The Advent reading this morning in the Daily Office Lectionary is a zinger, the way it’s laid out. (Don’t get any ideas—this isn’t something I do with any regularity.) First off, we’re given the Old Testament reading, the Lord’s promise through the prophet Isaiah, that a child will come, and that through him the heavy burdens of the “people in darkness” will finally see light:
The people who walked in darkness have seen a great light, those who lived in the land of deep darkness—on them light has shined. (Isa 9.1-7)
The next reading, in St. Peter’s second letter, references that same great light, that it has come to us in the manger-stranger Jesus, and tells his readership this good news bears repeating:
Therefore I intend to keep on reminding you of these things, though you know them already and are established in the truth that has come to you. I think it right…to refresh your memory. (2 Pet 1.12-21)
Peter reminds his readership that he saw the light with his own eyes, literally. But poor Peter also knows from experience! The Gospel reading this morning, in beautiful retrospective irony, flashes back to the not-so-flattering story of the same Peter, sitting by the firelight of Christ’s passion, denying he ever knew the guy.
The Lord turned and looked at Peter. Then Peter remembered the word of the Lord, how he had said to him, ‘Before the cock crows today, you will deny me three times.’ And he went out and wept bitterly. (Luke 22.54-69)
So there you have it—a three-fold story of Christmas promise: 1) a light is coming, 2) we need reminding of this light that has come, because, 3) when it is before our very eyes, we’ve already forgotten it.
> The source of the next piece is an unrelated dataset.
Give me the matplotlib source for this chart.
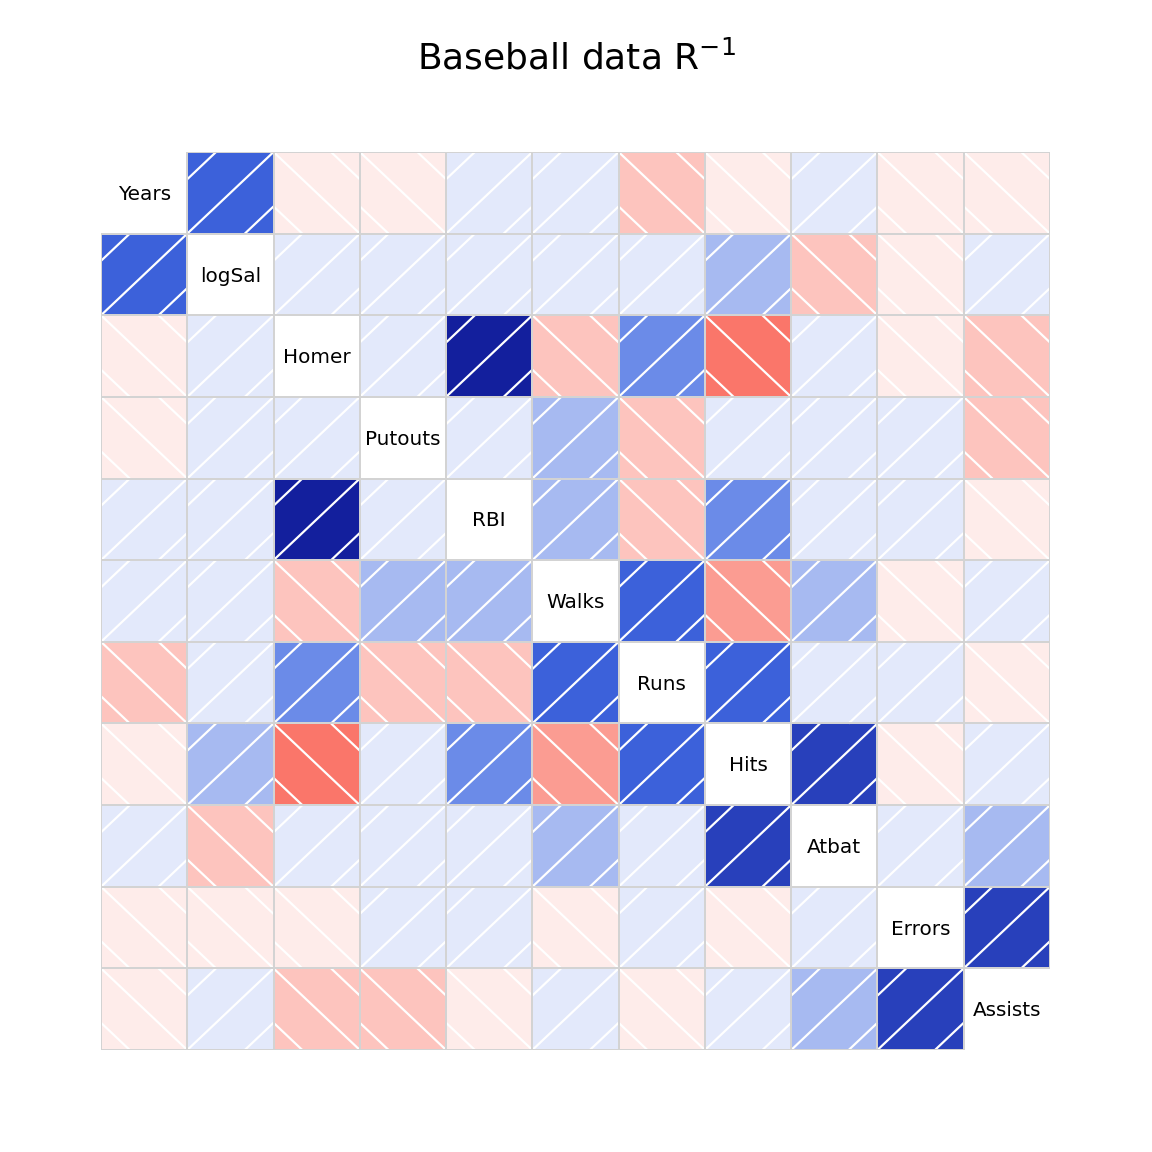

If you couldn’t relate to Peter before, surely you can now. I don’t know about you, but there hasn’t been a whole lot of “Advent Waiting” going on in our house these past three weeks. There’s been very little quiet time, very little reflection about Christmas—there’s a crèche in our bookcase, and we made a wreath, and lit a tree, but for God’s sake, we haven’t been home enough to look at any of them long enough for there to be some significant change in our daily life.
I have begun to wonder the obvious: if this “preparation” season before Christmas is actually busier than any other season of the year. With the rabid spending, the heightened expectations for family gathering, the Christmas cards and holiday parties and afterschool programs. It might be. “Christmas Spirit” to me doesn’t involve Baby Jesus or the promised light so much as it invokes a call to arms—replenish the photo wall! Order the sweatshirt in Medium! She says she just wants something “thoughtful”!
But it may also be that, in a time in which I am supposed to be waiting and listening, I am just that much more attuned to how much I am not. I will “prepare” for Christ’s coming like I prepare for everything—I will not prepare. Like St. Peter, I have a history of forgetting him in the frantic attempt to save my own skin.
And so, from one forgetter to another, Peter writes in his letter that the promise has not changed. The Star of Bethlehem still hangs in the darkness, an undaunted signal. Peter writes that, until his dying day, his only job is to continue reminding a forgetful people who think they know it already. As much as Advent is a time of waiting and listening, Advent is also a time of forgetters “refreshing their memory.” That the promise of a child is no more moved than when it was promised to Isaiah. As Peter says to the other forgetters, “we will do well to be attentive to this as to a lamp in a dark place, until the day dawns and the morning star rises in your hearts.”